* What is needed
Copy out each line containing "this" from the entries below.

Code that draws figures:
################

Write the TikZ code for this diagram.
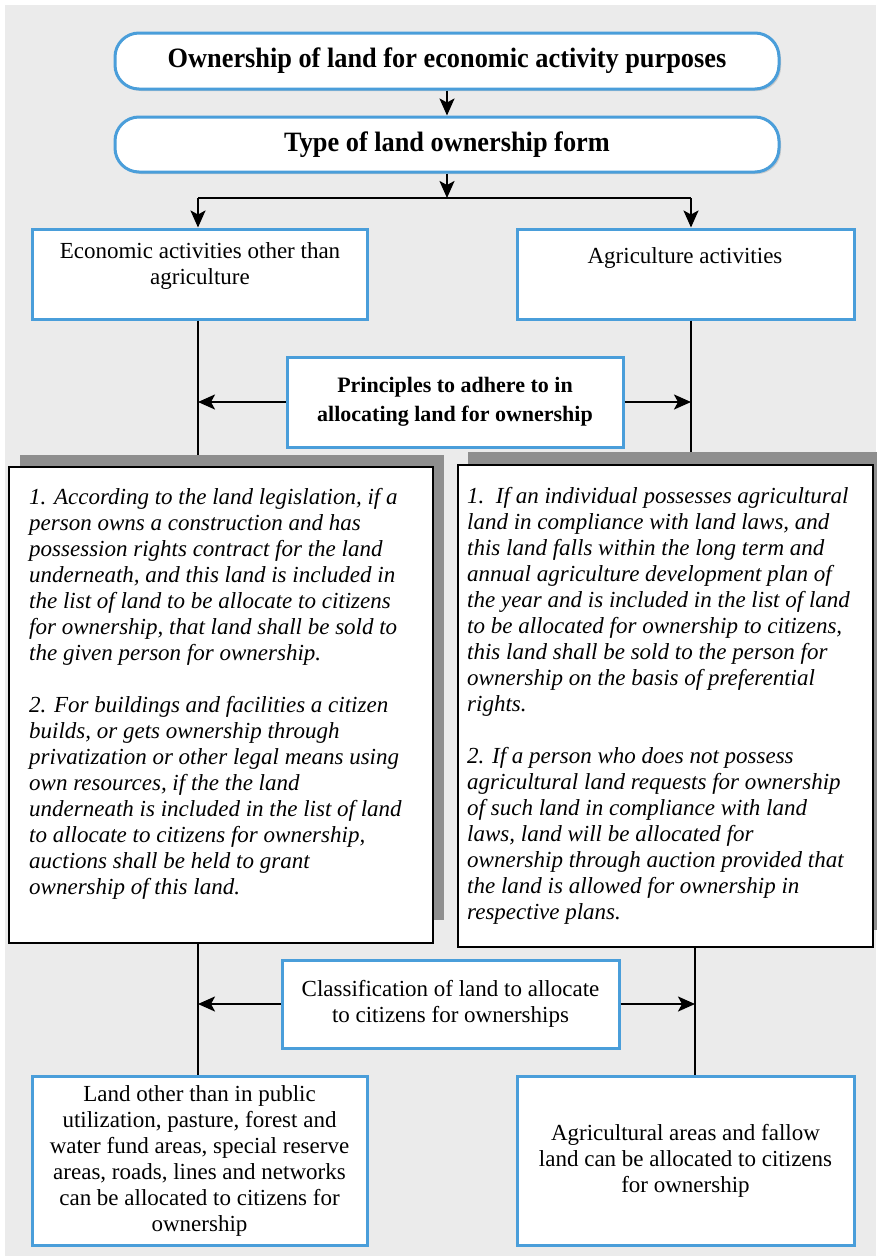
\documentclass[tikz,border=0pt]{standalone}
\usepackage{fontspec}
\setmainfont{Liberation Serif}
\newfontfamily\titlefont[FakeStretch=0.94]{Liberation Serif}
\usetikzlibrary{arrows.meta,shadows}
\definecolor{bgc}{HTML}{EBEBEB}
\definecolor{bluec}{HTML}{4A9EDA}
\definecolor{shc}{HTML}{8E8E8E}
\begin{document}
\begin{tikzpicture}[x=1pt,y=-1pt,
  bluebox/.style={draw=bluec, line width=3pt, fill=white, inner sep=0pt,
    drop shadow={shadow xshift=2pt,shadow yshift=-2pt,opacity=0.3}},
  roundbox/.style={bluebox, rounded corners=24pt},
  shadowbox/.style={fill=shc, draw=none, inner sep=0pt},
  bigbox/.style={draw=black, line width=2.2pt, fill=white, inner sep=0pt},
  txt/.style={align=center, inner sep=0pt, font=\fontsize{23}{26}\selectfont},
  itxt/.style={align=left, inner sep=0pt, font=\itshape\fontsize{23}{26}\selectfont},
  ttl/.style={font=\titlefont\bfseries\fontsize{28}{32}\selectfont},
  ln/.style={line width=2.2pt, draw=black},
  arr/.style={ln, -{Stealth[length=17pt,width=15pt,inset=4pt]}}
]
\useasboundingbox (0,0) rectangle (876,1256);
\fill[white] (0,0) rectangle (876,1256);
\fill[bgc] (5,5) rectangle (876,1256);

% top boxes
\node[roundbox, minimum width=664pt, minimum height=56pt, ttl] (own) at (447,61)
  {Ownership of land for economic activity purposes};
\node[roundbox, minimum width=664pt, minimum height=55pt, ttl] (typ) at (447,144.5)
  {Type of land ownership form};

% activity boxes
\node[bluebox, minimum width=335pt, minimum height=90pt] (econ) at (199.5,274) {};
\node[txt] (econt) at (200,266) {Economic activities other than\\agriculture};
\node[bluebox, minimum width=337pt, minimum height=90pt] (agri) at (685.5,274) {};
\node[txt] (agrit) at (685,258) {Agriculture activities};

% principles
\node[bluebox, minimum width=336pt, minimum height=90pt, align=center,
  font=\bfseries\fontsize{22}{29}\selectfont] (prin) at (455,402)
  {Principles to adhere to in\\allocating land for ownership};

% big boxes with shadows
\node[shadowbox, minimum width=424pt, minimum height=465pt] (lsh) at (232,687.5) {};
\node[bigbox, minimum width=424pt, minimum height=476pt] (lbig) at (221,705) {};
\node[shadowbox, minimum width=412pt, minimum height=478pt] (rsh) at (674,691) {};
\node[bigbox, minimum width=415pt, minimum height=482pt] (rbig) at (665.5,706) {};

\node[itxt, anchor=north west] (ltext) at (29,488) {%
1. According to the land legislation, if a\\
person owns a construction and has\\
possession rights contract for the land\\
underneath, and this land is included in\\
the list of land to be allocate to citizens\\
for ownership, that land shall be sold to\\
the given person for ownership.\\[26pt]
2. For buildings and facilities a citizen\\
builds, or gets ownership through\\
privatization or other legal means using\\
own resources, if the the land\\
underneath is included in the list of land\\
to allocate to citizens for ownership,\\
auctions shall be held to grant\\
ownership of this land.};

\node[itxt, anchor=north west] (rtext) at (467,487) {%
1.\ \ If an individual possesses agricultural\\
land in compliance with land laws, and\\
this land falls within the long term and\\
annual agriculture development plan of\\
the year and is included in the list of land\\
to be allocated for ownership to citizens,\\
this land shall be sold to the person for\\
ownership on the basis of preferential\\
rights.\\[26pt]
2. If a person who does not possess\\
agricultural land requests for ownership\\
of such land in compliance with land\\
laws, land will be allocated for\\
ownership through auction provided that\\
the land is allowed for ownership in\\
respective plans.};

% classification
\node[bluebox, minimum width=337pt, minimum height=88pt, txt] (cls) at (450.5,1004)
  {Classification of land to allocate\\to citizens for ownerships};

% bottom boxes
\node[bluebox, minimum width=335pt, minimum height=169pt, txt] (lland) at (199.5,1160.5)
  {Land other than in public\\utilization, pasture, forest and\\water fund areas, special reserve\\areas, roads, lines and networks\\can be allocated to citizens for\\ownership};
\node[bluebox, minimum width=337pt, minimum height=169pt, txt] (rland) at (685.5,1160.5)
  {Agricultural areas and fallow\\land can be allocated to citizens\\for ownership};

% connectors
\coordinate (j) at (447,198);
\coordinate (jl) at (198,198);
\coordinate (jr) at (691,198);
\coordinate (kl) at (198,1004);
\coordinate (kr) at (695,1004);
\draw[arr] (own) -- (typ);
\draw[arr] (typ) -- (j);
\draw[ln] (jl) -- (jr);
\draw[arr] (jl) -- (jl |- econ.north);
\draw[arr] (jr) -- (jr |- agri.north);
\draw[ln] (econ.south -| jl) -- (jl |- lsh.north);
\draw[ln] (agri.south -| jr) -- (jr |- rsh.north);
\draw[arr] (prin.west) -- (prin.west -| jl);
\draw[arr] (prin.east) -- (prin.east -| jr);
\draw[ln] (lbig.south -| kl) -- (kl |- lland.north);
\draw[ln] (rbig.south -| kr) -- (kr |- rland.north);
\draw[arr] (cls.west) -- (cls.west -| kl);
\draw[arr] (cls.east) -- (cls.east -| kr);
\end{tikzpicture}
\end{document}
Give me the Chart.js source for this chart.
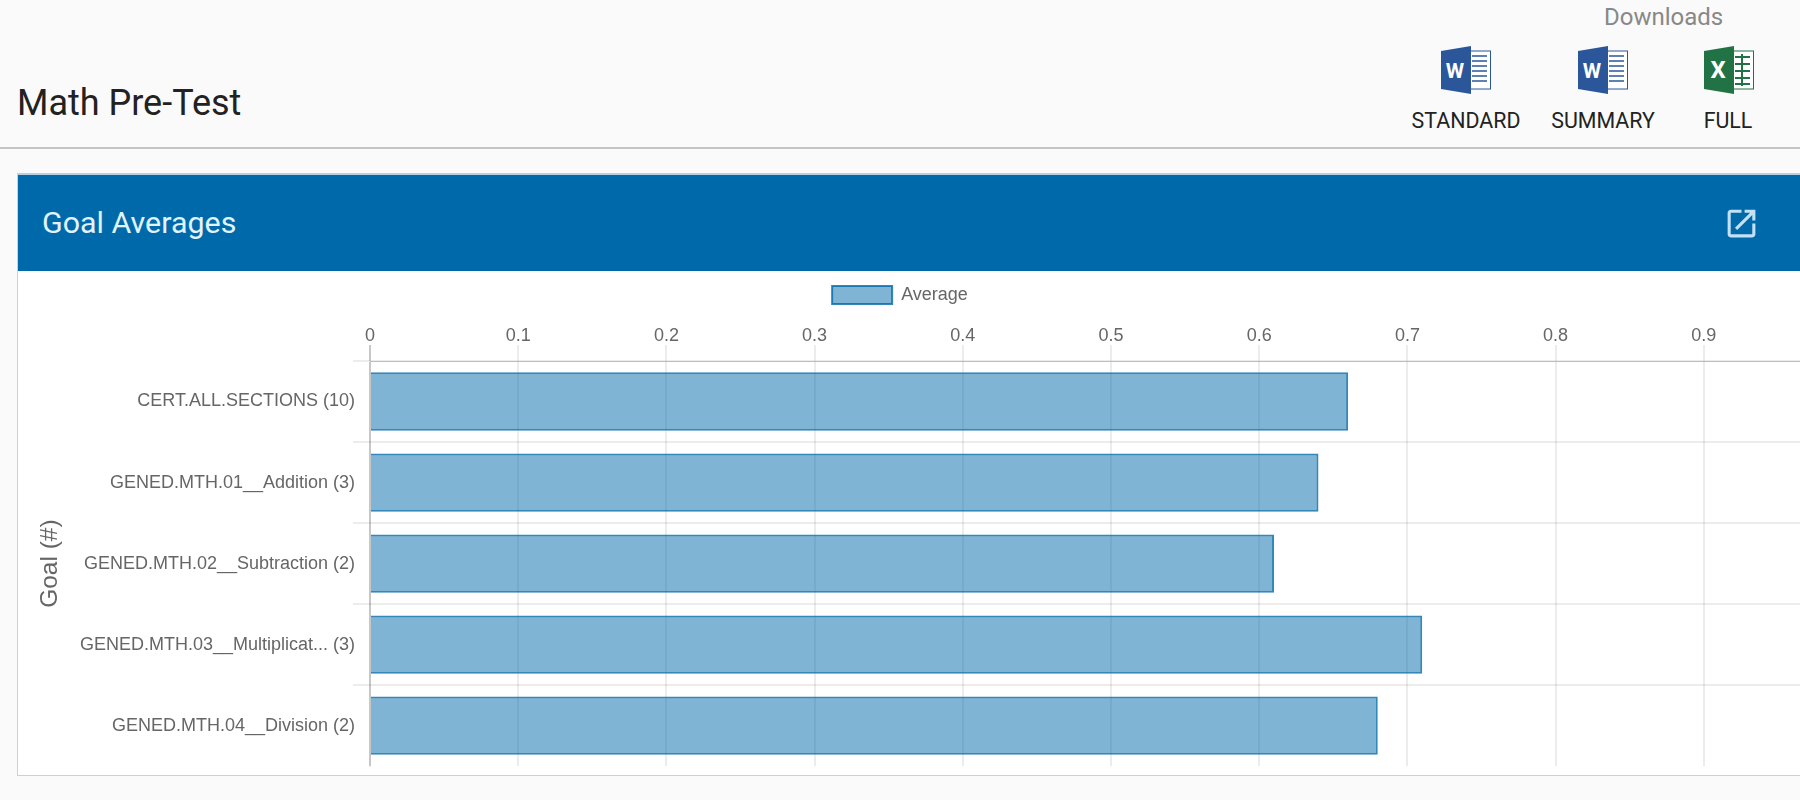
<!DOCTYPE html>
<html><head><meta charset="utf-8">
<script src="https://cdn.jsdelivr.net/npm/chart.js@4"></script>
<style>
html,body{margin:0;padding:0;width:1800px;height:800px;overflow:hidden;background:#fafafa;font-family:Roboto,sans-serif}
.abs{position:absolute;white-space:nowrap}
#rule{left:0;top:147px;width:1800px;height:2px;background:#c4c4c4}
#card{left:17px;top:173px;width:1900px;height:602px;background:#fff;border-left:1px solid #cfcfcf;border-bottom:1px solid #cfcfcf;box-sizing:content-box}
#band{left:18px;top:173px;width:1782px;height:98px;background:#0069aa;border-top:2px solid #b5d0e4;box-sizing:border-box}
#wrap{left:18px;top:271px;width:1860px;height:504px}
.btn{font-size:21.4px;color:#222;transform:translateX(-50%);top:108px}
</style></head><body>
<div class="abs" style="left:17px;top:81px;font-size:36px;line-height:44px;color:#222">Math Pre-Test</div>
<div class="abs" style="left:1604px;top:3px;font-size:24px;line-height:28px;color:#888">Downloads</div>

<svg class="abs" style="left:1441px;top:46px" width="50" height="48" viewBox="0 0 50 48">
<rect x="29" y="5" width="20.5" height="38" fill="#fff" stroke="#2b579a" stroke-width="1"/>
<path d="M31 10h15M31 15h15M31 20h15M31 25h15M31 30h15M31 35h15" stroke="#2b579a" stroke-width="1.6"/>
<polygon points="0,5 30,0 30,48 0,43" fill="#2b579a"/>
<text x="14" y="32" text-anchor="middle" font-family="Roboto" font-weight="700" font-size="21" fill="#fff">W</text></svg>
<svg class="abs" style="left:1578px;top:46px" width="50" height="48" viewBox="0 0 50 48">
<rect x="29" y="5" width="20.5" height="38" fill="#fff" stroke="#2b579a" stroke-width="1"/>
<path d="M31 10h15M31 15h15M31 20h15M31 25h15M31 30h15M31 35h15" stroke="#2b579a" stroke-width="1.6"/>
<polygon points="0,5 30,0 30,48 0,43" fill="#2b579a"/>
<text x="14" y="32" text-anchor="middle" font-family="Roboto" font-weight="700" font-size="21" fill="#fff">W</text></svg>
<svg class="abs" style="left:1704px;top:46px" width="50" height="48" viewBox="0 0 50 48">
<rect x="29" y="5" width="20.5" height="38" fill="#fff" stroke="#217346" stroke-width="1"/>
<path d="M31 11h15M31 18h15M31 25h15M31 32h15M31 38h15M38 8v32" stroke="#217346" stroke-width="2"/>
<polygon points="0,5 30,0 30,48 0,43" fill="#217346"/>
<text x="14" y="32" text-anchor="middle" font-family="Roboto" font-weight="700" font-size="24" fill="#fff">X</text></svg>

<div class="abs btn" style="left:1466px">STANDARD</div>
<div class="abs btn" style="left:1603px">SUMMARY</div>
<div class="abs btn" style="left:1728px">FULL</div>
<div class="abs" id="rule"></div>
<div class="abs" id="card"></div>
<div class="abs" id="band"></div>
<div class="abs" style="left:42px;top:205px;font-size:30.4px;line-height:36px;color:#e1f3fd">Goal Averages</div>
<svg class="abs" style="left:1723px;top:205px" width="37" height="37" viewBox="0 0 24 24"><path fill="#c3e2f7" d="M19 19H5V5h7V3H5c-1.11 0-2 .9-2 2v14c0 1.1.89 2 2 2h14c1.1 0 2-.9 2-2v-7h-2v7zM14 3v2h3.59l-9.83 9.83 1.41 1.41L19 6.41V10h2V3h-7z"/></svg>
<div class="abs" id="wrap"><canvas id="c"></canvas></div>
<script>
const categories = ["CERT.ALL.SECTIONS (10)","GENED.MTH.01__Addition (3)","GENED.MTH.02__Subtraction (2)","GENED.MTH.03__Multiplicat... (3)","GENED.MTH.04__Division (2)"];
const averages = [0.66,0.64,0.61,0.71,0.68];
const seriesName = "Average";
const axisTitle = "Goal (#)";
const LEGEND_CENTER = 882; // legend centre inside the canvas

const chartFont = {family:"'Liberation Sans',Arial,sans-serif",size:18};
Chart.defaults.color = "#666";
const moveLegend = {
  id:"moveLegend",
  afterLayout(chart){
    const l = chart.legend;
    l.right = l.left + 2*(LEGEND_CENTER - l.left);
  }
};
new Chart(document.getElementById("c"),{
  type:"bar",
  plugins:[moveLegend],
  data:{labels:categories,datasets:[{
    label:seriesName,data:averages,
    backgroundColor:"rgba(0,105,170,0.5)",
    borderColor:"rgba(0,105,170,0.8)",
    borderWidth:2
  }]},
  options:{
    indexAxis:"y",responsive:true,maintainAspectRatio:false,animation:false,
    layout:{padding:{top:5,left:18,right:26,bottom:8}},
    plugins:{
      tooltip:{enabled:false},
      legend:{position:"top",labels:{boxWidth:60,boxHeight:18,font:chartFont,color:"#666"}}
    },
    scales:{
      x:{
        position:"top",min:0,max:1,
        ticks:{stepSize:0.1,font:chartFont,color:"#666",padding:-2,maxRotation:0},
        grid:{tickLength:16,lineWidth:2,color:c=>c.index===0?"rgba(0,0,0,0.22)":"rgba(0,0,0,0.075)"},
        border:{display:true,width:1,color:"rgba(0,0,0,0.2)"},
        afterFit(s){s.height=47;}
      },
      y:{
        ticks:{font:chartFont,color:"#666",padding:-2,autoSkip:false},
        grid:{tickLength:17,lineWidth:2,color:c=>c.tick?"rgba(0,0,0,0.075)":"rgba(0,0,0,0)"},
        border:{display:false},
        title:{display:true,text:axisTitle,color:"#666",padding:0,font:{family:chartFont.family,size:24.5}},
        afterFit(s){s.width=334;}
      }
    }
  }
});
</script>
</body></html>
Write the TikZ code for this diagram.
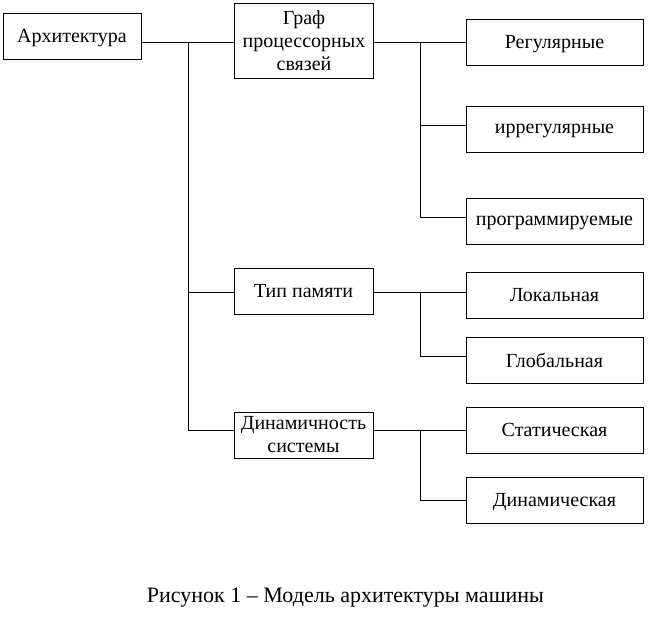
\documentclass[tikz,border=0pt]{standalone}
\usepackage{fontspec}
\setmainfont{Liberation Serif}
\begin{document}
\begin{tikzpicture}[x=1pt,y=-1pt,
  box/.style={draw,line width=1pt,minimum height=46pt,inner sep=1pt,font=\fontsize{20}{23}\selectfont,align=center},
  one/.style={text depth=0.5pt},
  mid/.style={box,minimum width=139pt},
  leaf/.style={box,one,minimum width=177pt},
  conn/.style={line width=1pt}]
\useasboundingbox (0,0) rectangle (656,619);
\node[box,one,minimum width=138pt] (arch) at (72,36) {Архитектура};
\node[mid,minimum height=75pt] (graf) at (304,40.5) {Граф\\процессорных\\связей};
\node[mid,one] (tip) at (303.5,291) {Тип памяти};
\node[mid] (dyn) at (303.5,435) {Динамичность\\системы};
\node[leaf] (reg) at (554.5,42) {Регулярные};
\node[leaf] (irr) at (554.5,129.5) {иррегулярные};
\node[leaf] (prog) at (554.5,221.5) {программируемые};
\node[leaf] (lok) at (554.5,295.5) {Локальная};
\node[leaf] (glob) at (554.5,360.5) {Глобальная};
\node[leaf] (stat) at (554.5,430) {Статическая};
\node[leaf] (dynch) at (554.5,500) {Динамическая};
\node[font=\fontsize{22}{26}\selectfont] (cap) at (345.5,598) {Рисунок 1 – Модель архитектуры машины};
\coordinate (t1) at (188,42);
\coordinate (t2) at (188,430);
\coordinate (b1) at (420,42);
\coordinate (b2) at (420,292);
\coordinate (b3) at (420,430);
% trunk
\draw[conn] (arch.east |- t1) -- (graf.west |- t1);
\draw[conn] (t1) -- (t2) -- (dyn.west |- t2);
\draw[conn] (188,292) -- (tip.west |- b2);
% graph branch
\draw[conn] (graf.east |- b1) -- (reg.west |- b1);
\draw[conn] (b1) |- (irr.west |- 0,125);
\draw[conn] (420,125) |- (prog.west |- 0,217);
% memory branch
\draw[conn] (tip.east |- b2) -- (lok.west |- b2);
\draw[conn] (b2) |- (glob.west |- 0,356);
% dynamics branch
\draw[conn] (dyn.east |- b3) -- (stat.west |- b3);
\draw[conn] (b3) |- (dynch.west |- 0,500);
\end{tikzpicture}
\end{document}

################

* In response
Write the TikZ code for this diagram.
underneath, and this land is included in\\
ownership of this land.};
this land falls within the long term and\\
this land shall be sold to the person for\\
Give me the Chart.js source for this chart.
Write the TikZ code for this diagram.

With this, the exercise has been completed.